Dans un roman ample dont la construction (en six parties) témoigne d’une chronologie judicieuse, Pamuk brosse cinq décennies – de 1969 à 2012 – d’un immense pays. De quoi dépeindre ses nombreux mouvements de contestation, la dévaluation brutale de la livre turque, les déchirements entre l’extrême droite et l’extrême gauche, l’opposition au PKK (en fin de récit, des notices historiques bienvenues permettent à chacun de se situer dans l’histoire de la Turquie). Ce qui fascine ici, c’est que l’auteur ne se positionne jamais en historien avéré, il recourt plutôt à la diversité des points de vue de ses personnages, dont l’opinion personnelle contrecarre souvent les lignes du pouvoir.
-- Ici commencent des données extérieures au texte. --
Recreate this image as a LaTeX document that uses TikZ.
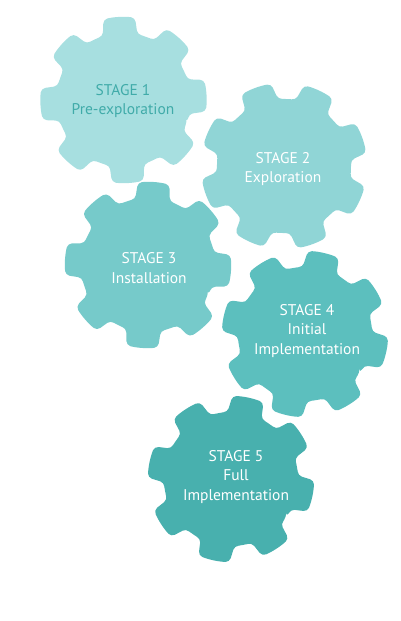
\documentclass[tikz,border=0pt]{standalone}
\usepackage{fontspec}
\setmainfont{PT Sans}
\definecolor{gA}{HTML}{A7DFE0}
\definecolor{gB}{HTML}{90D5D6}
\definecolor{gC}{HTML}{76CACA}
\definecolor{gD}{HTML}{5CBFBE}
\definecolor{gE}{HTML}{48B0AE}
\definecolor{tA}{HTML}{40ABA9}
\begin{document}
\begin{tikzpicture}[x=1pt,y=1pt,
  gearfill/.style={rounded corners=4pt},
  lbl/.style={align=center, font=\fontsize{15.5}{19.5}\selectfont, inner sep=0pt, text=white}]
\useasboundingbox (0,0) rectangle (400,621);
\def\RR{83}\def\rr{67}\def\at{11}\def\ar{15}
\newcommand\drawgear[4]{%
\begin{scope}[shift={(#1,621-#2)}]
\fill[gearfill,#4] ({#3-22.5}:\rr)
 \foreach \k in {0,...,7}{
   arc[start angle={#3+45*\k-22.5}, end angle={#3+45*\k-\ar}, radius=\rr]
   -- ({#3+45*\k-\at}:\RR)
   arc[start angle={#3+45*\k-\at}, end angle={#3+45*\k+\at}, radius=\RR]
   -- ({#3+45*\k+\ar}:\rr)
   arc[start angle={#3+45*\k+\ar}, end angle={#3+45*\k+22.5}, radius=\rr]
 } -- cycle;
\end{scope}}
\drawgear{123.5}{100}{3}{gA}
\drawgear{284}{166}{20}{gB}
\drawgear{148}{265}{-4}{gC}
\drawgear{305}{334}{-13}{gD}
\drawgear{231}{479}{-12}{gE}
\node[lbl,text=tA] (s1) at (123,621-101) {STAGE 1\\Pre-exploration};
\node[lbl] (s2) at (283,621-169) {STAGE 2\\Exploration};
\node[lbl] (s3) at (149,621-268) {STAGE 3\\Installation};
\node[lbl] (s4) at (307,621-331) {STAGE 4\\Initial\\Implementation};
\node[lbl] (s5) at (236,621-477) {STAGE 5\\Full\\Implementation};
\end{tikzpicture}
\end{document}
Se situant au-dessus des querelles stériles, il laisse au lecteur le soin de juger. Magnifique fresque épique, dostoïevskienne, d’un homme différent dont les autres se jouent, Cette chose étrange en moi relève de la grande littérature. Son sens de l’intrigue, la finesse de ses détails, historiques ou sociologiques, et ses multiples rebondissements démontrent une parfaite maîtrise littéraire et un élan créateur chaleureux. Il est enfin un bel hommage à la femme qui cherche à s’émanciper dans un monde d’hommes. Des hommes venus de toutes les contrées reculées de la Turquie et qui ont cru à un Eden, démenti par les dérives actuelles.